A variety of convective weather forecasts are produced operationally and used by the aviation community as decision-aids for re-routing air traffic around convective weather. These forecasts, which include, the National Weather Service Collaborative Convective Weather Forecast Product (CCFP), Convective Significant Meteorological Advisories (C-SIGMETs), and the National Convective Weather Forecast (NCWF), produce convective activity at different spatial and temporal scales, and also differ slightly in the characteristics of convective activity that are included the forecast area.

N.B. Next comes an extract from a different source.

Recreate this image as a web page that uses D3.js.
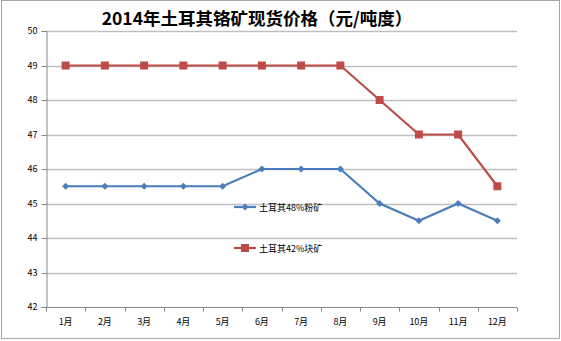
<!DOCTYPE html>
<html><head><meta charset="utf-8">
<script src="https://cdn.jsdelivr.net/npm/d3@7"></script>
<style>body{margin:0;background:#fff}svg{display:block}</style>
</head><body>
<svg id="chart" width="561" height="341"></svg>
<script>
const months = ["1月","2月","3月","4月","5月","6月","7月","8月","9月","10月","11月","12月"];
const powderOre = [45.5,45.5,45.5,45.5,45.5,46,46,46,45,44.5,45,44.5];
const lumpOre = [49,49,49,49,49,49,49,49,48,47,47,45.5];
const yTicks = [42,43,44,45,46,47,48,49,50];
const titleText = "2014年土耳其铬矿现货价格（元/吨度）";
const seriesNames = ["土耳其48%粉矿","土耳其42%块矿"];

const svg = d3.select("#chart");
const font = "'Noto Sans CJK SC', 'DejaVu Sans', sans-serif";
const plotLeft = 46, plotRight = 517, plotTop = 31, plotBottom = 307;

// outer frame
svg.append("rect").attr("x",1.5).attr("y",0.5).attr("width",558).attr("height",338)
  .attr("fill","#fff").attr("stroke","#a6a6a6").attr("stroke-width",1);

const x = d3.scaleBand().domain(months).range([plotLeft,plotRight]).padding(0);
const y = d3.scaleLinear().domain([42,50]).range([plotBottom,plotTop]);

// gridlines
svg.append("g").selectAll("line").data(yTicks.slice(1)).join("line")
  .attr("x1",plotLeft).attr("x2",plotRight)
  .attr("y1",d=>Math.round(y(d))+0.5).attr("y2",d=>Math.round(y(d))+0.5)
  .attr("stroke","#bfbfbf").attr("stroke-width",1.3);

// y axis
const yAxis = svg.append("g").attr("transform",`translate(${plotLeft+0.5},0)`)
  .call(d3.axisLeft(y).tickValues(yTicks).tickSize(5).tickPadding(4).tickFormat(d3.format("d")));
yAxis.select(".domain").attr("stroke","#868686");
yAxis.selectAll(".tick line").attr("stroke","#868686");
yAxis.selectAll(".tick").attr("transform",d=>`translate(0,${Math.round(y(d))+0.5})`);
yAxis.selectAll("text").attr("font-family",font).attr("font-size",9).attr("fill","#000");

// x axis with ticks between categories
const xg = svg.append("g").attr("transform",`translate(0,${plotBottom+0.5})`);
xg.append("line").attr("x1",plotLeft).attr("x2",plotRight).attr("stroke","#868686");
const bounds = months.map(m=>x(m)).concat([plotRight]);
xg.selectAll("line.t").data(bounds).join("line").attr("class","t")
  .attr("x1",d=>Math.round(d)+0.5).attr("x2",d=>Math.round(d)+0.5).attr("y1",0).attr("y2",4)
  .attr("stroke","#868686");
xg.selectAll("text").data(months).join("text")
  .attr("x",d=>x(d)+x.bandwidth()/2).attr("y",17)
  .attr("text-anchor","middle").attr("font-family",font).attr("font-size",9).attr("fill","#000")
  .text(d=>d);

const cx = d=>x(d)+x.bandwidth()/2;
const line = d3.line().x((d,i)=>cx(months[i])).y(d=>y(d));

const blue = "#4a7ebb", red = "#be4b48";

function diamond(g, px, py, c){
  g.append("path").attr("d",`M${px},${py-3.5}L${px+3.5},${py}L${px},${py+3.5}L${px-3.5},${py}Z`).attr("fill",c);
}
function square(g, px, py, c){
  g.append("rect").attr("x",px-4).attr("y",py-4).attr("width",8).attr("height",8).attr("fill",c);
}

// series
svg.append("path").datum(powderOre).attr("d",line).attr("fill","none").attr("stroke",blue).attr("stroke-width",2.2);
const bm = svg.append("g");
powderOre.forEach((v,i)=>diamond(bm,cx(months[i]),y(v),blue));

svg.append("path").datum(lumpOre).attr("d",line).attr("fill","none").attr("stroke",red).attr("stroke-width",2.2);
const rm = svg.append("g");
lumpOre.forEach((v,i)=>square(rm,cx(months[i]),y(v),red));

// legend
const lg = svg.append("g");
[[blue,diamond,207],[red,square,248]].forEach(([c,mk,ly],i)=>{
  lg.append("line").attr("x1",234).attr("x2",256).attr("y1",ly).attr("y2",ly).attr("stroke",c).attr("stroke-width",2.2);
  mk(lg,245,ly,c);
  lg.append("text").attr("x",259).attr("y",ly+3.5).attr("font-family",font).attr("font-size",9).attr("fill","#000").text(seriesNames[i]);
});

// title
svg.append("text").attr("x",257).attr("y",25).attr("text-anchor","middle")
  .attr("font-family",font).attr("font-weight","bold").attr("font-size",17.5).attr("fill","#000").text(titleText);
</script>
</body></html>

A critical challenge in evaluating the quality of these forecasts is determining how to appropriately match the forecasts to the observations so that statistical results are representative of the forecast characteristics, the forecast spatial and temporal scales, and portray the forecast’s operational relevance. An extensive evaluation of several approaches for defining the observation field and assessing the quality of the convective forecasts reveals important differences among these approaches.

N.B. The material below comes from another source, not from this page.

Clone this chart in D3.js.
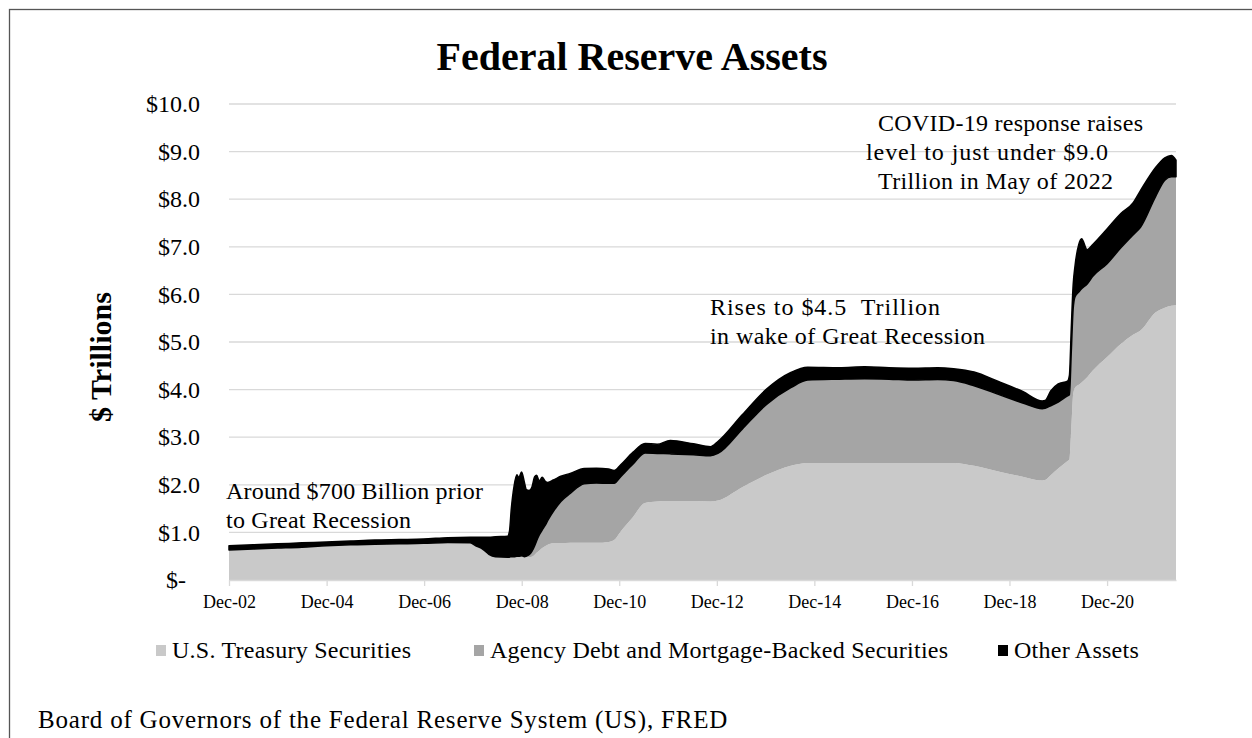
<!DOCTYPE html>
<html>
<head>
<meta charset="utf-8">
<script src="https://cdn.jsdelivr.net/npm/d3@7"></script>
<style>
  body { margin: 0; background: #fff; }
  svg text, svg tspan { font-family: "Liberation Serif", "Times New Roman", serif; fill: #000; }
</style>
</head>
<body>
<div id="chart"></div>
<script>
// weekly H.4.1 readings ($ trillions)
var dates = [
  "2002-12-18","2003-06-18","2003-12-17","2004-06-16","2004-12-15","2005-06-15","2005-12-14","2006-06-14",
  "2006-12-13","2007-06-13","2007-11-28","2008-01-09","2008-03-05","2008-04-16","2008-06-04","2008-09-03",
  "2008-09-17","2008-10-01","2008-10-22","2008-11-12","2008-11-26","2008-12-17","2009-01-07","2009-01-21",
  "2009-02-11","2009-03-04","2009-03-25","2009-04-08","2009-04-29","2009-05-20","2009-06-10","2009-07-01",
  "2009-08-12","2009-10-07","2009-12-16","2010-03-31","2010-06-30","2010-09-29","2010-11-10","2010-12-29",
  "2011-03-30","2011-06-29","2011-09-28","2012-01-04","2012-06-27","2012-10-31","2012-12-26","2013-06-26",
  "2013-12-25","2014-06-25","2014-10-29","2015-06-24","2015-12-30","2016-06-29","2016-12-28","2017-06-28",
  "2017-10-25","2018-03-28","2018-09-26","2019-03-27","2019-08-21","2019-09-11","2019-10-23","2019-12-18",
  "2020-02-26","2020-03-11","2020-03-25","2020-04-08","2020-04-22","2020-05-20","2020-06-10","2020-07-22",
  "2020-09-02","2020-12-16","2021-03-31","2021-06-30","2021-08-25","2021-12-15","2022-02-23","2022-04-13",
  "2022-05-18"
];
var treasury = [
  0.63,0.65,0.67,0.69,0.72,0.74,0.75,0.76,
  0.77,0.79,0.78,0.72,0.64,0.54,0.49,0.48,
  0.48,0.48,0.48,0.48,0.48,0.48,0.48,0.48,
  0.48,0.49,0.53,0.57,0.62,0.67,0.71,0.74,
  0.77,0.77,0.78,0.78,0.78,0.80,0.84,1.02,
  1.32,1.62,1.65,1.66,1.66,1.65,1.67,1.95,
  2.21,2.40,2.46,2.46,2.46,2.46,2.46,2.46,
  2.46,2.40,2.28,2.17,2.09,2.10,2.20,2.34,
  2.50,2.53,3.20,3.90,4.04,4.10,4.15,4.26,
  4.40,4.68,4.96,5.15,5.24,5.62,5.72,5.76,
  5.77
];
var agencyMbs = [
  0,0,0,0,0,0,0,0,
  0,0,0,0,0,0,0,0,
  0,0.01,0.01,0.02,0.02,0.03,0.01,0.02,
  0.05,0.11,0.19,0.25,0.33,0.38,0.43,0.51,
  0.67,0.88,1.04,1.24,1.26,1.23,1.19,1.15,
  1.11,1.05,1.01,0.99,0.97,0.96,0.99,1.22,
  1.48,1.64,1.74,1.76,1.77,1.76,1.74,1.75,
  1.73,1.68,1.62,1.55,1.51,1.51,1.46,1.40,
  1.37,1.36,1.60,1.80,1.91,1.95,1.97,1.96,
  1.98,1.96,2.02,2.10,2.17,2.43,2.68,2.71,
  2.70
];
var otherAssets = [
  0.09,0.09,0.09,0.09,0.08,0.08,0.09,0.09,
  0.09,0.10,0.12,0.18,0.26,0.36,0.42,0.44,
  0.54,1.01,1.49,1.71,1.65,1.76,1.56,1.40,
  1.35,1.35,1.45,1.38,1.13,1.11,0.94,0.80,
  0.66,0.53,0.42,0.32,0.31,0.30,0.27,0.25,
  0.25,0.20,0.19,0.28,0.23,0.19,0.25,0.30,
  0.32,0.32,0.27,0.24,0.25,0.24,0.25,0.25,
  0.25,0.29,0.27,0.24,0.16,0.16,0.31,0.38,
  0.31,0.41,0.50,0.50,0.65,1.00,1.05,0.72,
  0.67,0.73,0.72,0.67,0.77,0.61,0.47,0.45,
  0.35
];
var seriesKeys = ["treasury", "agencyMbs", "otherAssets"];
var seriesNames = ["U.S. Treasury Securities", "Agency Debt and Mortgage-Backed Securities", "Other Assets"];
var tickDates = ["2002-12-18","2004-12-18","2006-12-18","2008-12-18","2010-12-18",
                 "2012-12-18","2014-12-18","2016-12-18","2018-12-18","2020-12-18"];
var yTicks = [0,1,2,3,4,5,6,7,8,9,10];

var W = 1252, H = 738;
var margin = {top: 104, right: 76, bottom: 158, left: 229};
var plotW = W - margin.left - margin.right,
    plotH = H - margin.top - margin.bottom;
var serif = "Liberation Serif, Times New Roman, serif";

var parse = d3.timeParse("%Y-%m-%d");
var rows = dates.map(function(d, i) {
  return {date: parse(d), treasury: treasury[i], agencyMbs: agencyMbs[i], otherAssets: otherAssets[i]};
});

var color = d3.scaleOrdinal().domain(seriesKeys).range(["#c9c9c9", "#a5a5a5", "#000000"]);

var svg = d3.select("#chart").append("svg")
  .attr("width", W).attr("height", H);

svg.append("rect").attr("width", W).attr("height", H).attr("fill", "#fff");
// outer frame (open at right/bottom, cut off by the picture)
svg.append("rect")
  .attr("x", 9.5).attr("y", 9.5).attr("width", 1400).attr("height", 900)
  .attr("fill", "none").attr("stroke", "#555").attr("stroke-width", 1.3);

var g = svg.append("g").attr("transform", "translate(" + margin.left + "," + margin.top + ")");

var x = d3.scaleTime()
  .domain([parse(dates[0]), parse(dates[dates.length - 1])])
  .range([0, plotW]);
var y = d3.scaleLinear().domain([0, 10]).range([plotH, 0]);

// gridlines
g.append("g").selectAll("line").data(yTicks.filter(function(d){ return d > 0; })).enter()
  .append("line")
    .attr("x1", 0).attr("x2", plotW)
    .attr("y1", function(d){ return y(d); }).attr("y2", function(d){ return y(d); })
    .attr("stroke", "#d9d9d9").attr("stroke-width", 1.3);

// stacked areas
var stacked = d3.stack().keys(seriesKeys)(rows);
var area = d3.area()
  .curve(d3.curveMonotoneX)
  .x(function(d){ return x(d.data.date); })
  .y0(function(d){ return y(d[0]); })
  .y1(function(d){ return y(d[1]); });

g.selectAll("myAreas").data(stacked).enter()
  .append("path")
    .attr("d", area)
    .attr("fill", function(d){ return color(d.key); })
    .attr("stroke", function(d){ return d.key == "otherAssets" ? "#000" : "none"; })
    .attr("stroke-width", 1.5)
    .attr("stroke-linejoin", "round");

// x axis
var xAxis = g.append("g")
  .attr("transform", "translate(0," + plotH + ")")
  .call(d3.axisBottom(x)
    .tickValues(tickDates.map(parse))
    .tickFormat(d3.timeFormat("%b-%y"))
    .tickSizeInner(6).tickSizeOuter(0).tickPadding(9));
xAxis.select(".domain").attr("stroke", "#d9d9d9").attr("stroke-width", 1.3);
xAxis.selectAll(".tick line").attr("stroke", "#d9d9d9").attr("stroke-width", 1.3);
xAxis.selectAll("text").style("font-size", "18px").style("font-family", serif);

// y axis
var yAxis = g.append("g")
  .call(d3.axisLeft(y)
    .tickValues(yTicks)
    .tickFormat(function(d){ return d == 0 ? "$-" : "$" + d3.format(".1f")(d); })
    .tickSize(0).tickPadding(29));
yAxis.select(".domain").remove();
yAxis.selectAll("text").style("font-size", "24px").style("font-family", serif)
  .attr("dx", function(d){ return d == 0 ? -14 : 0; });

// title + axis title
svg.append("text")
  .attr("x", 632).attr("y", 70).attr("text-anchor", "middle")
  .style("font-family", serif).style("font-size", "40px").style("font-weight", "bold")
  .text("Federal Reserve Assets");

svg.append("text")
  .attr("transform", "translate(111,357) rotate(-90)")
  .attr("text-anchor", "middle")
  .style("font-family", serif).style("font-size", "30px").style("font-weight", "bold")
  .text("$ Trillions");

// annotations: [text, x, baseline, width in the picture]
function note(lines) {
  lines.forEach(function(l) {
    svg.append("text")
      .attr("x", l[1]).attr("y", l[2])
      .attr("textLength", l[3]).attr("lengthAdjust", "spacing")
      .style("font-family", serif).style("font-size", "24px").style("white-space", "pre")
      .text(l[0]);
  });
}
note([["Around $700 Billion prior", 226, 499, 257],
      ["to Great Recession", 226, 528, 185]]);
note([["Rises to $4.5  Trillion", 710, 315, 230],
      ["in wake of Great Recession", 710, 344, 275]]);
note([["COVID-19 response raises", 878, 131, 265],
      ["level to just under $9.0", 866, 160, 242],
      ["Trillion in May of 2022", 878, 189, 235]]);

// legend
var legendX = [156, 474, 998];
var legend = svg.selectAll("myLegend").data(seriesKeys).enter()
  .append("g")
    .attr("transform", function(d, i){ return "translate(" + legendX[i] + ",651)"; });
legend.append("rect")
  .attr("x", 0).attr("y", -6).attr("width", 10).attr("height", 11)
  .attr("fill", function(d){ return color(d); });
legend.append("text")
  .attr("x", 16).attr("y", 7)
  .style("font-family", serif).style("font-size", "24px").style("letter-spacing", "0.25px")
  .text(function(d, i){ return seriesNames[i]; });

// source
svg.append("text")
  .attr("x", 38).attr("y", 728)
  .style("font-family", serif).style("font-size", "25px").style("letter-spacing", "0.8px")
  .text("Board of Governors of the Federal Reserve System (US), FRED");
</script>
</body>
</html>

The first approach to be tested is a standard deterministic method where thresholds are applied to the forecasts and observations to indicate a Yes or No convective event. The forecasts are matched with the observations and the result is logged on the standard 2x2 contingency table. The results from this method are used to baseline the other approaches. The second method is based on developing an observed field of convective coverage that relies on the coverage of convective activity occurring within a predefined area of influence. The coverage map is then compared to the forecasted coverage to obtain the matched pairs. A third approach involves smoothing and filtering the observations to extract the forecast scale from the observed field, then matching the filtered field to the forecast field to generate the forecast/observation pairs.

Statistical results from application of each of the three approaches are described and the strengths and weaknesses of each approach are documented. Special consideration is given to applications of these techniques to probabilistic forecasts.